我目前正在TensorFlow(和Keras)中使用RNN生成运动对象数据。我的RNN模型定义如下:
if tf.test.is_gpu_available():
my_gru = tf.keras.layers.CuDNNGRU
else:
import functools
my_gru = functools.partial(
tf.keras.layers.GRU, recurrent_activation='sigmoid')
def build_model(internal_units, batch_size):
model = tf.keras.Sequential([
my_gru(internal_units, return_sequences=True, recurrent_initializer='glorot_uniform', stateful=True, batch_input_shape=[batch_size, None, 3]),
tf.keras.layers.Dense(3)
])
return model
INTERNAL_UNITS = 1024
model = build_model(internal_units=INTERNAL_UNITS, batch_size=BATCH_SIZE)
我得到了该模型的以下摘要,这些摘要很好:
_________________________________________________________________
Layer (type) Output Shape Param #
=================================================================
cu_dnngru_2 (CuDNNGRU) (64, None, 1024) 3161088
_________________________________________________________________
dense_4 (Dense) (64, None, 3) 3075
=================================================================
Total params: 3,164,163
Trainable params: 3,164,163
Non-trainable params: 0
_________________________________________________________________
当我尝试在训练之前对模型进行单个预测时,只是为了查看它是否正常工作并且输出具有正确的形状,就会出现错误。
这就是我运行模型的方式...
for input_example_batch, target_example_batch in dataset.take(1):
example_batch_predictions = model(input_example_batch)

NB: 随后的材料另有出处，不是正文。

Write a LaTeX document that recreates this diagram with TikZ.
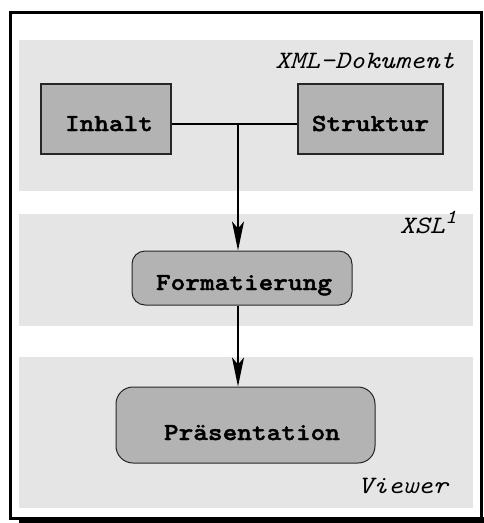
\documentclass[tikz,border=0pt]{standalone}
\usepackage{fontspec}
% slab-serif typewriter, widened to a Courier-like advance
\setmonofont{lmmono10-regular.otf}[FakeStretch=1.14, BoldFont=lmmonolt10-bold.otf,
  BoldFeatures={FakeBold=1.6}, ItalicFont=lmmono10-italic.otf]
\usetikzlibrary{arrows.meta}
\definecolor{panelgray}{HTML}{E5E5E5}
\definecolor{boxgray}{HTML}{B3B3B3}
\tikzset{
  panel/.style={fill=panelgray, draw=none},
  squarebox/.style={draw=black!85, line width=2pt, fill=boxgray, inner sep=0pt,
    font=\ttfamily\bfseries\fontsize{24.5}{24.5}\selectfont, text height=24pt, text depth=0pt},
  roundbox/.style={draw=black!85, line width=1pt, fill=boxgray, inner sep=0pt,
    font=\ttfamily\bfseries\fontsize{24.5}{24.5}\selectfont, text depth=0pt},
  layerlabel/.style={anchor=base east, inner sep=0pt,
    font=\ttfamily\itshape\fontsize{25}{25}\selectfont},
  link/.style={line width=2.2pt},
  flow/.style={line width=2.2pt, -{Stealth[length=29pt, width=12pt, inset=7pt]}}
}
\begin{document}
\begin{tikzpicture}[x=1pt, y=-1pt]
  \useasboundingbox (0,0) rectangle (484,523);

  % outer frame with heavy bottom edge
  \draw[line width=3pt] (10.5,12) rectangle (481.5,518.5);
  \fill[black] (19,517) rectangle (484,523);

  % layer panels
  \fill[panel] (19,40) rectangle (473,191);
  \fill[panel] (19,214) rectangle (473,326);
  \fill[panel] (19,357) rectangle (473,508);

  % layer captions
  \node[layerlabel] (lxml) at (455,68) {XML-Dokument};
  \node[layerlabel] (lxsl) at (457,233) {XSL\raisebox{0.4em}{\fontsize{20}{20}\selectfont 1}};
  \node[layerlabel] (lview) at (448,493) {Viewer};

  % boxes
  \node[squarebox, minimum width=130pt, minimum height=70pt] (inhalt) at (106,119) {\hspace{6pt}Inhalt};
  \node[squarebox, minimum width=145pt, minimum height=70pt] (struktur) at (370.5,119) {Struktur\hspace{9pt}};
  \node[roundbox, rounded corners=13pt, minimum width=220pt, minimum height=54pt,
        text height=24pt] (format) at (242,278) {\hspace{4pt}Formatierung};
  \node[roundbox, rounded corners=17pt, minimum width=259pt, minimum height=76pt,
        text height=30pt] (praes) at (245.5,425) {\hspace{13pt}Präsentation};

  % connectors
  \coordinate (join) at (238,124);
  \draw[link] (inhalt.east |- join) -- (struktur.west |- join);
  \draw[flow] (join) -- (join |- format.north);
  \draw[flow] (join |- format.south) -- (join |- praes.north);
\end{tikzpicture}
\end{document}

print(example_batch_predictions.shape, "# (batch_size, sequence_length, n_features)")
...这是我得到的错误...
---------------------------------------------------------------------------
InvalidArgumentError Traceback (most recent call last)

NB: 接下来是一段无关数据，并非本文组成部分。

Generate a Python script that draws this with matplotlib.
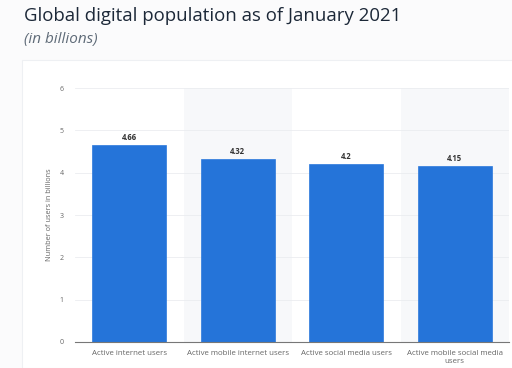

<ipython-input-52-dd1ea240c0d1> in <module>()
1 for input_example_batch, target_example_batch in dataset.take(1):
----> 2 example_batch_predictions = model(input_example_batch)
3 print(example_batch_predictions.shape, "# (batch_size, sequence_length, n_features)")
/usr/local/lib/python3.6/dist-packages/tensorflow/python/keras/engine/base_layer.py in __call__(self, inputs, *args, **kwargs)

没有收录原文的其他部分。